Caste and Dalit Lifeworlds : Postcolonial Perspectives
Contents: Prologue. 1. Modernity, postcoloniality and the New Humanities: towards a non-holistic reading of caste. I. Caste and theoretical horizons: 2. The dark rock of Indian tradition: caste and orientalism. 3. The anomalous insider: caste and nationalism. 4. An intractable dualism: caste and Marxism. 5. On the other side of revenge: caste and post-Orientalism. II. Caste, life-world, narrative and the aesthetic: 6. Dalit mythographies: Ambedkar as modernity's interlocutor. 7. Buddha, bhakti and 'superstition': a post-secular reading of Dalit conversion. 8. Of urban dystopias and new gods: readings from Marathi Dalit Literature. 9. Chandra, Velutha, Ammu, death: the aporia of the aesthetic. Epilogue. Notes. Bibliography. Index.

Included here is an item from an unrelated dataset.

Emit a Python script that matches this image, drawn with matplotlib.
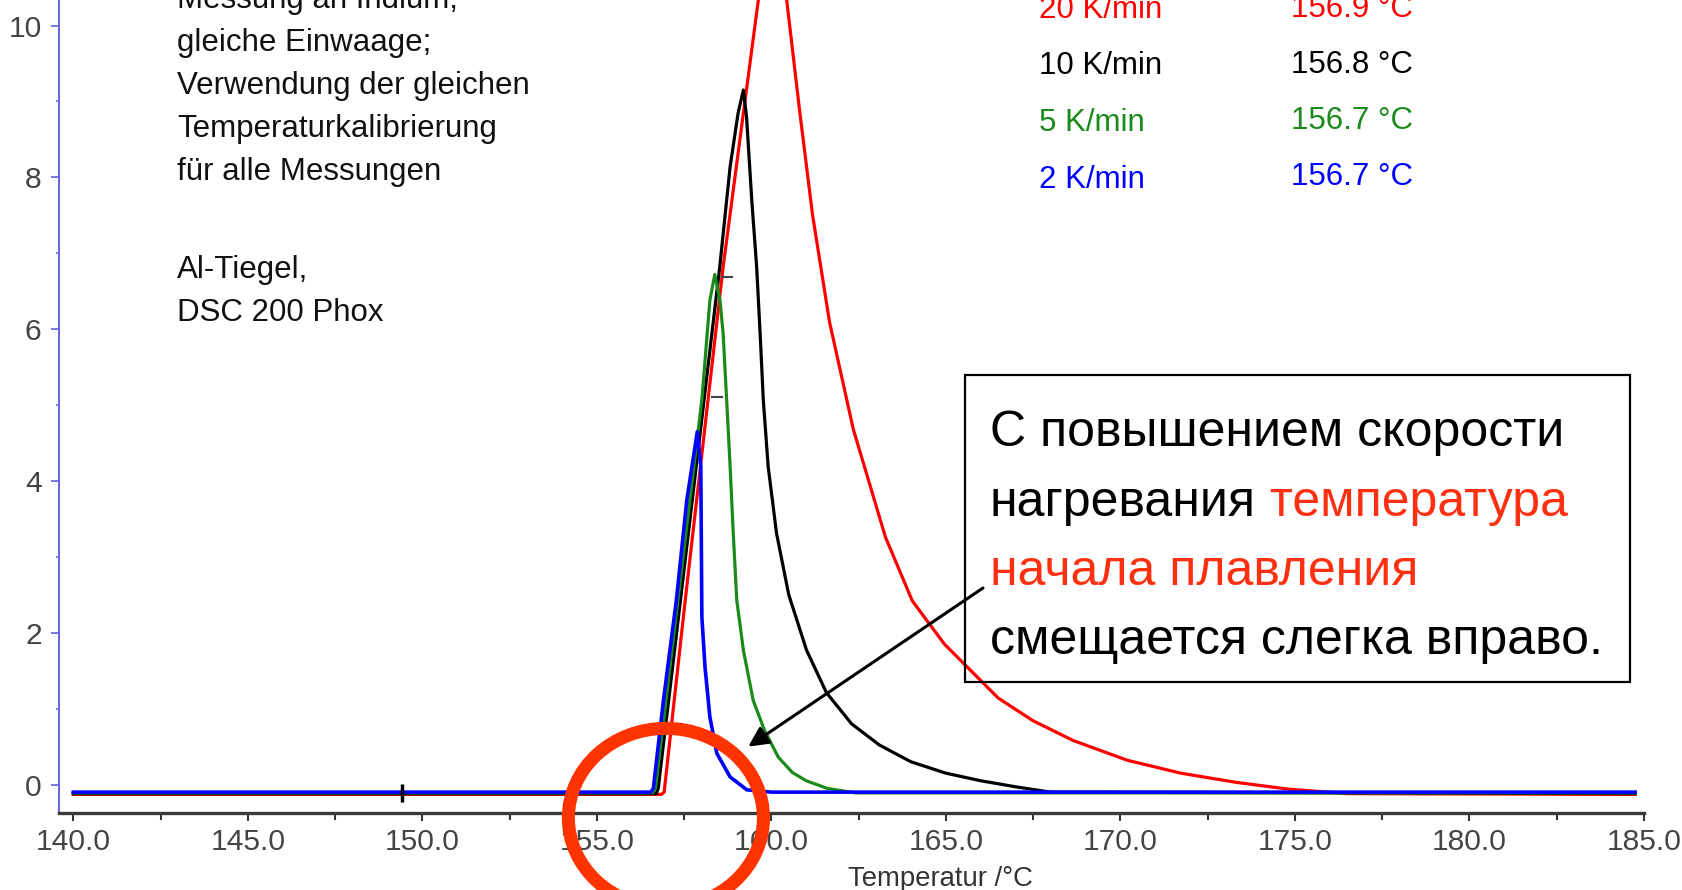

"Caste and Dalit Lifeworlds attempts to come to terms with the presence of caste in late modern India by asking two questions: How do we read caste today? Why is it no longer enough to brand caste as pre-modern and backward? The author argues that caste is less an essence responsible for India's "backwardness" as an assemblage of a variety of secular and non-secular practices and affects that generate everyday life in India, while being in a constant state of flux--something that cannot be completely contained in a narrative of nation-building, modernization and development. In order to illustrate the importance of reading caste in this light, she turns her archival and analytical focus on both caste Hindu and Dalit literary, mythographic and religious texts. The attempt is not to endorse either the caste-system or casteism, but to resist the reified ways in which caste continues to figure in social, scientific and nation-building discourses."